------ Data provided ------
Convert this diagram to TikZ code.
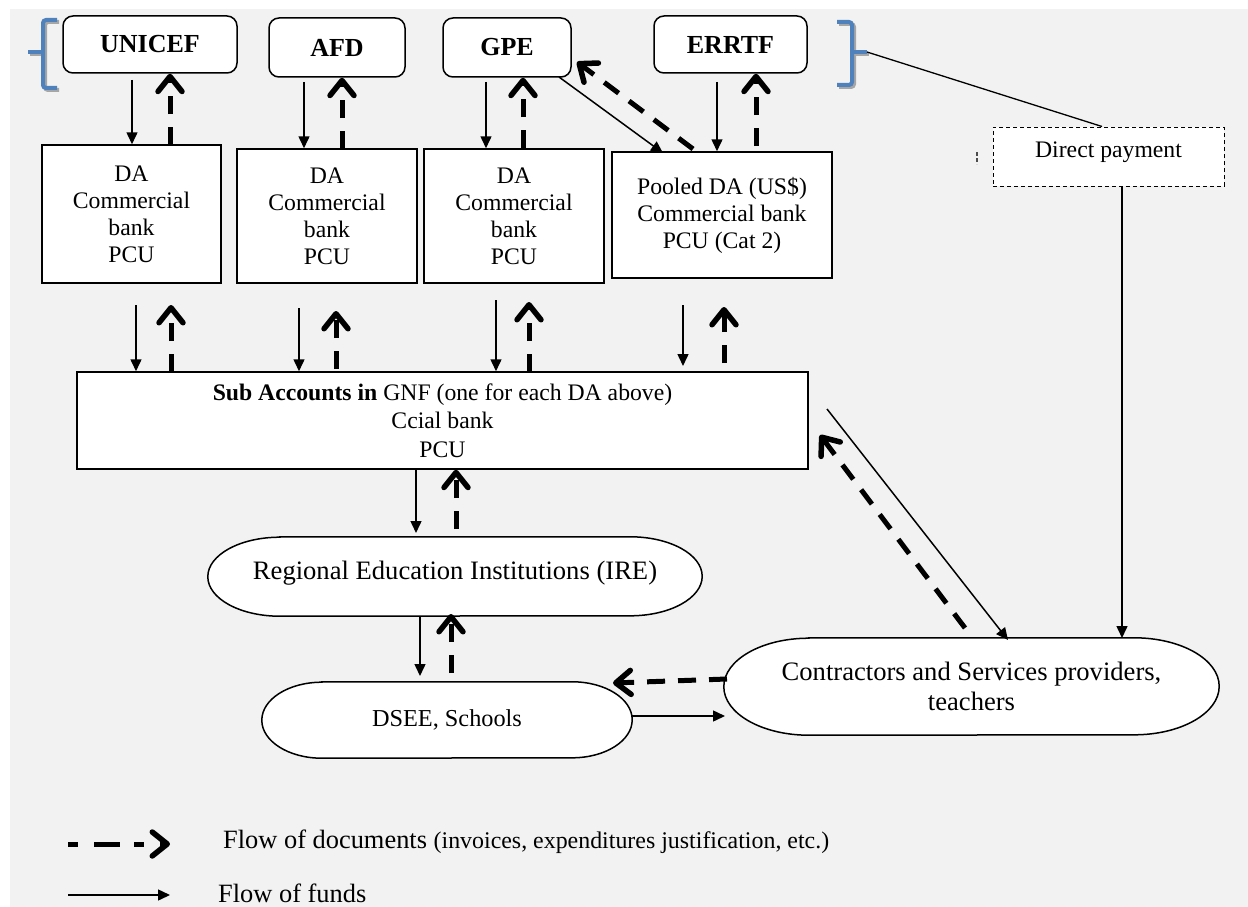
\documentclass[tikz,border=0pt]{standalone}
\usepackage{fontspec}
\setmainfont{Liberation Serif}
\usetikzlibrary{arrows.meta,calc}
\definecolor{bggray}{HTML}{F2F2F2}
\definecolor{brblue}{HTML}{4F81BD}
\definecolor{shgray}{HTML}{A6A6A6}
\pgfdeclarelayer{bottom}
\pgfdeclarelayer{background}
\pgfsetlayers{bottom,background,main}
\newcommand{\txt}{\fontsize{23.7}{27}\selectfont}
\newcommand{\bigtxt}{\fontsize{26.6}{29.5}\selectfont}
\newcommand{\stadium}[3]{%
  \begin{pgfonlayer}{background}
  \draw[fill=white,line width=1.5pt] ([xshift=#2]#1.north west) -- ([xshift=-#2]#1.north east)
     arc[start angle=90,end angle=-90,x radius=#2,y radius=#3]
     -- ([xshift=#2]#1.south west)
     arc[start angle=270,end angle=90,x radius=#2,y radius=#3] -- cycle;
  \end{pgfonlayer}}
\begin{document}
\begin{tikzpicture}[x=1pt,y=-1pt,
  box/.style={draw,fill=white,line width=1.5pt,align=center,font=\txt,inner sep=0pt},
  topbox/.style={box,rounded corners=10pt,font=\fontsize{26}{30}\selectfont\bfseries},
  oval/.style={align=center,font=\bigtxt,inner sep=0pt},
  fund/.style={line width=1.5pt,-{Triangle[length=12pt,width=11pt]}},
  doc/.style={line width=5pt,dash pattern=on 18pt off 13pt,-{Straight Barb[length=15pt,width=24pt,line width=5.5pt,round]}},
  brace/.style={brblue,line width=4pt,rounded corners=3pt},
  braceshadow/.style={shgray,line width=4pt,rounded corners=3pt}]
\useasboundingbox (0,0) rectangle (1248,907);
\begin{pgfonlayer}{bottom}
\fill[bggray] (10,9) rectangle (1248,907);
\end{pgfonlayer}

% top funders
\node[topbox,minimum width=174pt,minimum height=57pt] (unicef) at (150,44.5) {UNICEF};
\node[topbox,minimum width=136pt,minimum height=59pt] (afd) at (337,47.5) {AFD};
\node[topbox,minimum width=128pt,minimum height=59pt] (gpe) at (507,47.5) {GPE};
\node[topbox,minimum width=153pt,minimum height=57pt] (errtf) at (730.5,44.5) {ERRTF};

% braces
\draw[braceshadow] (59,22) -- (45,22) -- (45,90) -- (59,90);
\draw[braceshadow] (45,54) -- (30,54);
\draw[brace] (57,20) -- (43,20) -- (43,88) -- (57,88);
\draw[brace] (43,52) -- (28,52);
\draw[braceshadow] (839,24) -- (854,24) -- (854,87) -- (839,87);
\draw[braceshadow] (854,54) -- (869,54);
\draw[brace] (837,22) -- (852,22) -- (852,85) -- (837,85);
\draw[brace] (852,52) -- (867,52);
\coordinate (rb) at (867,52);

% DA boxes
\node[box,minimum width=179pt,minimum height=138pt] (da1) at (131.5,214) {DA\\Commercial\\bank\\PCU};
\node[box,minimum width=180pt,minimum height=134pt] (da2) at (327,216) {DA\\Commercial\\bank\\PCU};
\node[box,minimum width=180pt,minimum height=134pt] (da3) at (514,216) {DA\\Commercial\\bank\\PCU};
\node[box,minimum width=220pt,minimum height=126pt] (pool) at (722,215) {Pooled DA (US\$)\\Commercial bank\\PCU (Cat 2)};

% direct payment
\node[draw,fill=white,line width=1pt,dash pattern=on 4pt off 3pt,minimum width=231pt,minimum height=59pt] (direct) at (1108.5,156.5) {};
\node[font=\txt,inner sep=0pt] (directtxt) at (1108.5,152) {Direct payment};
\draw[black!70,line width=1.5pt,dash pattern=on 4pt off 2pt] (977,152) -- (977,164);

% sub accounts
\node[box,minimum width=731pt,minimum height=97pt,font=\fontsize{23.7}{28.5}\selectfont] (sub) at (442.5,420.5)
  {\textbf{Sub Accounts in} GNF (one for each DA above)\\Ccial bank\\PCU};

% ovals
\node[oval,minimum width=494pt,minimum height=79pt] (ire) at (455,576.5) {};
\node[font=\bigtxt,inner sep=0pt] (iretxt) at (455,573) {Regional Education Institutions (IRE)};
\stadium{ire}{72pt}{39.5pt}
\node[oval,minimum width=370pt,minimum height=76pt,font=\fontsize{24.3}{28}\selectfont] (dsee) at (447,720) {DSEE, Schools};
\stadium{dsee}{60pt}{38pt}
\node[oval,minimum width=495pt,minimum height=97pt] (contr) at (971.5,686.5) {Contractors and Services providers,\\teachers};
\stadium{contr}{85pt}{48.5pt}

% funds flows
\draw[fund] (132,80) -- (da1.north -| 132,0);
\draw[fund] (304,82) -- (da2.north -| 304,0);
\draw[fund] (486,82) -- (da3.north -| 486,0);
\draw[fund] (717,82) -- (pool.north -| 717,0);
\draw[fund] (559,77) -- (663,153);
\draw[fund] (136,305) -- (sub.north -| 136,0);
\draw[fund] (299,308) -- (sub.north -| 299,0);
\draw[fund] (496,300) -- (sub.north -| 496,0);
\draw[fund] (683,305) -- (683,366);
\draw[fund] (sub.south -| 416,0) -- (416,533);
\draw[fund] (420,617) -- (420,676);
\draw[fund] (632,716) -- (725,716);
\draw[fund] (827,409) -- (1008,640);
\draw[line width=1.3pt] (rb) -- ([xshift=-6.5pt]direct.north);
\draw[fund] ([xshift=13.5pt]direct.south) -- (1122,638);

% document flows
\draw[doc] (170,145) -- (unicef.south -| 170,0);
\draw[doc] (342,149) -- (afd.south -| 342,0);
\draw[doc] (523,148) -- (gpe.south -| 523,0);
\draw[doc] (756,146) -- (errtf.south -| 756,0);
\draw[doc] (693,149) -- (577,62);
\draw[doc] (171,372) -- (171,305);
\draw[doc] (336,369) -- (336,311);
\draw[doc] (529,372) -- (529,302);
\draw[doc] (724,363) -- (724,307);
\draw[doc] (456,529) -- (sub.south -| 456,0);
\draw[doc] (451,673) -- (451,614);
\draw[doc] (727,679) -- (613,683);
\draw[doc] (965,628) -- (820,435);

% legend
\coordinate (l1a) at (68,844); \coordinate (l1b) at (170,844);
\coordinate (l2a) at (68,895); \coordinate (l2b) at (170,895);
\draw[doc,dash pattern=on 10pt off 16pt on 26pt off 14pt] (l1a) -- (l1b);
\draw[fund] (l2a) -- (l2b);
\node[anchor=west,inner sep=0pt] (leg1) at (223,842) {\fontsize{26.4}{30}\selectfont Flow of documents \fontsize{23.9}{28}\selectfont(invoices, expenditures justification, etc.)};
\node[anchor=west,inner sep=0pt] (leg2) at (218,893) {\fontsize{26.4}{30}\selectfont Flow of funds};
\end{tikzpicture}
\end{document}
------
◆ **Written instruction**: Omit the pictures, then output the rest of the listing exactly.

◆ **Answer for this exercise**:
Convert this diagram to TikZ code.
\documentclass[tikz,border=0pt]{standalone}
\usepackage{fontspec}
\setmainfont{Liberation Serif}
\usetikzlibrary{arrows.meta,calc}
\definecolor{bggray}{HTML}{F2F2F2}
\definecolor{brblue}{HTML}{4F81BD}
\definecolor{shgray}{HTML}{A6A6A6}
\pgfdeclarelayer{bottom}
\pgfdeclarelayer{background}
\pgfsetlayers{bottom,background,main}
\newcommand{\txt}{\fontsize{23.7}{27}\selectfont}
\newcommand{\bigtxt}{\fontsize{26.6}{29.5}\selectfont}
\newcommand{\stadium}[3]{%
  \begin{pgfonlayer}{background}
  \draw[fill=white,line width=1.5pt] ([xshift=#2]#1.north west) -- ([xshift=-#2]#1.north east)
     arc[start angle=90,end angle=-90,x radius=#2,y radius=#3]
     -- ([xshift=#2]#1.south west)
     arc[start angle=270,end angle=90,x radius=#2,y radius=#3] -- cycle;
  \end{pgfonlayer}}
\begin{document}
\begin{tikzpicture}[x=1pt,y=-1pt,
  box/.style={draw,fill=white,line width=1.5pt,align=center,font=\txt,inner sep=0pt},
  topbox/.style={box,rounded corners=10pt,font=\fontsize{26}{30}\selectfont\bfseries},
  oval/.style={align=center,font=\bigtxt,inner sep=0pt},
  fund/.style={line width=1.5pt,-{Triangle[length=12pt,width=11pt]}},
  doc/.style={line width=5pt,dash pattern=on 18pt off 13pt,-{Straight Barb[length=15pt,width=24pt,line width=5.5pt,round]}},
  brace/.style={brblue,line width=4pt,rounded corners=3pt},
  braceshadow/.style={shgray,line width=4pt,rounded corners=3pt}]
\useasboundingbox (0,0) rectangle (1248,907);
\begin{pgfonlayer}{bottom}
\fill[bggray] (10,9) rectangle (1248,907);
\end{pgfonlayer}

% top funders
\node[topbox,minimum width=174pt,minimum height=57pt] (unicef) at (150,44.5) {UNICEF};
\node[topbox,minimum width=136pt,minimum height=59pt] (afd) at (337,47.5) {AFD};
\node[topbox,minimum width=128pt,minimum height=59pt] (gpe) at (507,47.5) {GPE};
\node[topbox,minimum width=153pt,minimum height=57pt] (errtf) at (730.5,44.5) {ERRTF};

% braces
\draw[braceshadow] (59,22) -- (45,22) -- (45,90) -- (59,90);
\draw[braceshadow] (45,54) -- (30,54);
\draw[brace] (57,20) -- (43,20) -- (43,88) -- (57,88);
\draw[brace] (43,52) -- (28,52);
\draw[braceshadow] (839,24) -- (854,24) -- (854,87) -- (839,87);
\draw[braceshadow] (854,54) -- (869,54);
\draw[brace] (837,22) -- (852,22) -- (852,85) -- (837,85);
\draw[brace] (852,52) -- (867,52);
\coordinate (rb) at (867,52);

% DA boxes
\node[box,minimum width=179pt,minimum height=138pt] (da1) at (131.5,214) {DA\\Commercial\\bank\\PCU};
\node[box,minimum width=180pt,minimum height=134pt] (da2) at (327,216) {DA\\Commercial\\bank\\PCU};
\node[box,minimum width=180pt,minimum height=134pt] (da3) at (514,216) {DA\\Commercial\\bank\\PCU};
\node[box,minimum width=220pt,minimum height=126pt] (pool) at (722,215) {Pooled DA (US\$)\\Commercial bank\\PCU (Cat 2)};

% direct payment
\node[draw,fill=white,line width=1pt,dash pattern=on 4pt off 3pt,minimum width=231pt,minimum height=59pt] (direct) at (1108.5,156.5) {};
\node[font=\txt,inner sep=0pt] (directtxt) at (1108.5,152) {Direct payment};
\draw[black!70,line width=1.5pt,dash pattern=on 4pt off 2pt] (977,152) -- (977,164);

% sub accounts
\node[box,minimum width=731pt,minimum height=97pt,font=\fontsize{23.7}{28.5}\selectfont] (sub) at (442.5,420.5)
  {\textbf{Sub Accounts in} GNF (one for each DA above)\\Ccial bank\\PCU};

% ovals
\node[oval,minimum width=494pt,minimum height=79pt] (ire) at (455,576.5) {};
\node[font=\bigtxt,inner sep=0pt] (iretxt) at (455,573) {Regional Education Institutions (IRE)};
\stadium{ire}{72pt}{39.5pt}
\node[oval,minimum width=370pt,minimum height=76pt,font=\fontsize{24.3}{28}\selectfont] (dsee) at (447,720) {DSEE, Schools};
\stadium{dsee}{60pt}{38pt}
\node[oval,minimum width=495pt,minimum height=97pt] (contr) at (971.5,686.5) {Contractors and Services providers,\\teachers};
\stadium{contr}{85pt}{48.5pt}

% funds flows
\draw[fund] (132,80) -- (da1.north -| 132,0);
\draw[fund] (304,82) -- (da2.north -| 304,0);
\draw[fund] (486,82) -- (da3.north -| 486,0);
\draw[fund] (717,82) -- (pool.north -| 717,0);
\draw[fund] (559,77) -- (663,153);
\draw[fund] (136,305) -- (sub.north -| 136,0);
\draw[fund] (299,308) -- (sub.north -| 299,0);
\draw[fund] (496,300) -- (sub.north -| 496,0);
\draw[fund] (683,305) -- (683,366);
\draw[fund] (sub.south -| 416,0) -- (416,533);
\draw[fund] (420,617) -- (420,676);
\draw[fund] (632,716) -- (725,716);
\draw[fund] (827,409) -- (1008,640);
\draw[line width=1.3pt] (rb) -- ([xshift=-6.5pt]direct.north);
\draw[fund] ([xshift=13.5pt]direct.south) -- (1122,638);

% document flows
\draw[doc] (170,145) -- (unicef.south -| 170,0);
\draw[doc] (342,149) -- (afd.south -| 342,0);
\draw[doc] (523,148) -- (gpe.south -| 523,0);
\draw[doc] (756,146) -- (errtf.south -| 756,0);
\draw[doc] (693,149) -- (577,62);
\draw[doc] (171,372) -- (171,305);
\draw[doc] (336,369) -- (336,311);
\draw[doc] (529,372) -- (529,302);
\draw[doc] (724,363) -- (724,307);
\draw[doc] (456,529) -- (sub.south -| 456,0);
\draw[doc] (451,673) -- (451,614);
\draw[doc] (727,679) -- (613,683);
\draw[doc] (965,628) -- (820,435);

% legend
\coordinate (l1a) at (68,844); \coordinate (l1b) at (170,844);
\coordinate (l2a) at (68,895); \coordinate (l2b) at (170,895);
\draw[doc,dash pattern=on 10pt off 16pt on 26pt off 14pt] (l1a) -- (l1b);
\draw[fund] (l2a) -- (l2b);
\node[anchor=west,inner sep=0pt] (leg1) at (223,842) {\fontsize{26.4}{30}\selectfont Flow of documents \fontsize{23.9}{28}\selectfont(invoices, expenditures justification, etc.)};
\node[anchor=west,inner sep=0pt] (leg2) at (218,893) {\fontsize{26.4}{30}\selectfont Flow of funds};
\end{tikzpicture}
\end{document}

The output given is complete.